In its latest incarnation, the Olympia Hills proposal calls for about 6.8 dwellings per acre and would add at least 6,300 households to that southwest corner of the valley. Many residents and elected officials in the area say they are already coping with traffic congestion on east-west arterials and other impacts of rapid growth in recent years and that Olympia Hills threatens to make those worse.

(Rick Egan | The Salt Lake Tribune) Angry residents express their frustration to Cory Shupe, of Blu Line Designs during an Open House for members of the public to learn more about the Olympia Hills project, at Bastian Elementary School in Herriman. Wednesday, March 13, 2019.

After extensive revisions by the developers and a county resolution to revive the proposal, new plans for Olympia Hills were resubmitted to county planners earlier this month.

County officials have cited an ongoing regional housing shortage among their reasons to give the project a second look.

Ryan Perry, a senior adviser to Wilson, said late last week that county officials were now soliciting bids from outside companies to review the Olympia Hills plans along with county staff and “to help recommend the appropriate measures to include within the approval or denial of the application.”

The swift reaction to Wilson’s comments, meanwhile, offers a glimpse of heightened tensions and public scrutiny over the county’s handling of Olympia Hills’ second bid for zoning approval.

‘Premature’

Staggs, the Riverton mayor, said Wilson’s remarks had mischaracterized his city’s own planning efforts, which he described as “conscientious, proactive and thoughtful."

“To assert otherwise,” he said Friday, “just illustrates how really out of touch some of these county elected officials are and that they’ve never really even been out to the southwest area.”

Andy Hayford, another member of Utah for Responsible Growth, recently called in to a telephonic public-input segment of one the County Council’s meetings and read Wilson’s transcribed remarks from the July 11 meeting to council members.

Hayford described the mayor’s comments as “concerning for many reasons,” particularly because mayors of Herriman, Bluffdale, Riverton, West Jordan, South Jordan and Copperton were just starting a new land use study of their communities, partly funded with county dollars.

“We would hate to move forward, do anything or have approval of the Olympia Hills project prior to that study being done,” Hayford said.

His call prompted Councilman Steve DeBry, whose District 5 covers a large swath of the southwest Salt Lake Valley, to respond that “it would be premature to say it [Olympia Hills] is, in fact, going to go through."

“We’re going to look at this with a fine-tooth comb,” DeBry said. “We’re going to vet it as a council and make sure that if anything does occur, that it’s going to be the right thing to do at the right time."

Council Chairman Richard Snelgrove told Hayford the latest project application had yet to come before the council. “It’s going to be a matter of weeks if not months before it does,” Snelgrove told him, “so stay turned.”

Councilwoman Aimee Winder Newton, whose District 3 spans Murray, Taylorsville, West Valley City, West Jordan and parts of South Salt Lake and Millcreek, said in an interview she had reached out to southwest residents to reassure them their input was welcome, even before she was made aware of the mayor’s remarks.

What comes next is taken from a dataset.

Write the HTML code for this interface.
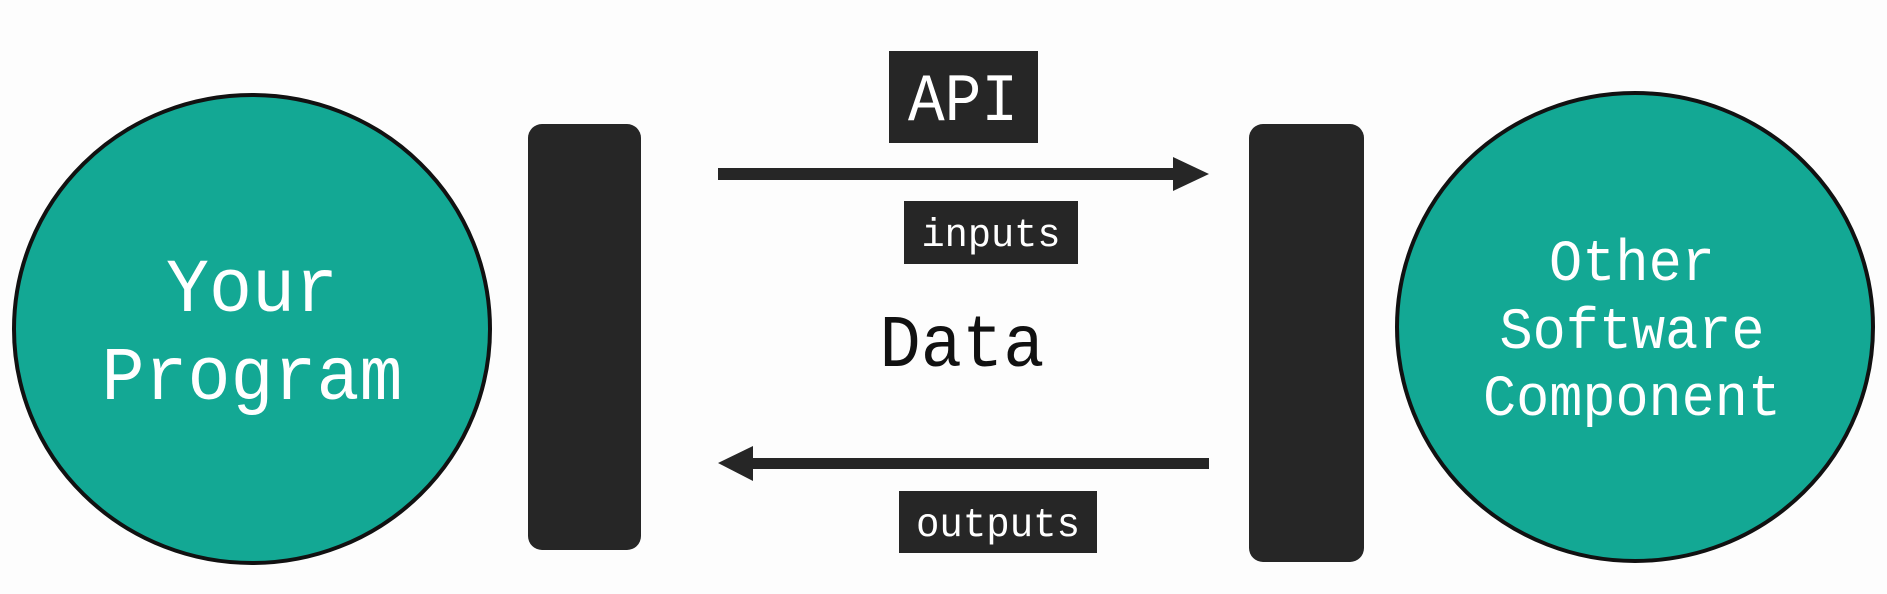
<!DOCTYPE html>
<html><head><meta charset="utf-8"><style>
html,body{margin:0;padding:0;background:#fff;}
svg{display:block}
text{font-family:"Liberation Mono","DejaVu Sans Mono",monospace;}
</style></head><body>
<svg width="1887" height="594" viewBox="0 0 1887 594" xmlns="http://www.w3.org/2000/svg">
<rect width="1887" height="594" fill="#fdfdfd"/>
<ellipse cx="252" cy="329" rx="238" ry="234" fill="#13a894" stroke="#111" stroke-width="4"/>
<ellipse cx="1635" cy="327" rx="238" ry="234" fill="#13a894" stroke="#111" stroke-width="4"/>
<text x="252" y="311" font-size="76" fill="#fff" text-anchor="middle" textLength="172" lengthAdjust="spacingAndGlyphs">Your</text>
<text x="252" y="399" font-size="76" fill="#fff" text-anchor="middle" textLength="301" lengthAdjust="spacingAndGlyphs">Program</text>
<text x="1632" y="280" font-size="58" fill="#fff" text-anchor="middle" textLength="166" lengthAdjust="spacingAndGlyphs">Other</text>
<text x="1632" y="348" font-size="58" fill="#fff" text-anchor="middle" textLength="265" lengthAdjust="spacingAndGlyphs">Software</text>
<text x="1632" y="415" font-size="58" fill="#fff" text-anchor="middle" textLength="298" lengthAdjust="spacingAndGlyphs">Component</text>
<rect x="528" y="124" width="113" height="426" rx="14" fill="#262626"/>
<rect x="1249" y="124" width="115" height="438" rx="14" fill="#262626"/>
<rect x="889" y="51" width="149" height="92" fill="#262626"/>
<text x="963" y="120" font-size="68" fill="#fff" text-anchor="middle" textLength="110" lengthAdjust="spacingAndGlyphs">API</text>
<rect x="718" y="168" width="460" height="12" fill="#262626"/>
<polygon points="1173,157 1209,174 1173,191" fill="#262626"/>
<rect x="904" y="201" width="174" height="63" fill="#262626"/>
<text x="991" y="246" font-size="40" fill="#fff" text-anchor="middle" textLength="139" lengthAdjust="spacingAndGlyphs">inputs</text>
<text x="962" y="366" font-size="74" fill="#111" text-anchor="middle" textLength="165" lengthAdjust="spacingAndGlyphs">Data</text>
<rect x="750" y="458" width="459" height="11" fill="#262626"/>
<polygon points="753,446 718,463 753,481" fill="#262626"/>
<rect x="899" y="491" width="198" height="62" fill="#262626"/>
<text x="998" y="536" font-size="41" fill="#fff" text-anchor="middle" textLength="164" lengthAdjust="spacingAndGlyphs">outputs</text>
</svg>
</body></html>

“Some people have assumed the council has already made up its mind,” Winder Newton wrote in a July 11 social media post aimed at Herriman residents. “I can only speak for myself, but I assure you that I have not made up my mind yet, and I believe my colleagues are also open-minded about this project.”

Winder Newton told The Salt Lake Tribune she understood some of the frustrations of residents, particularly over stalled traffic at rush hour, and that she sought to engage them as much as possible in the county’s review of Olympia Hills.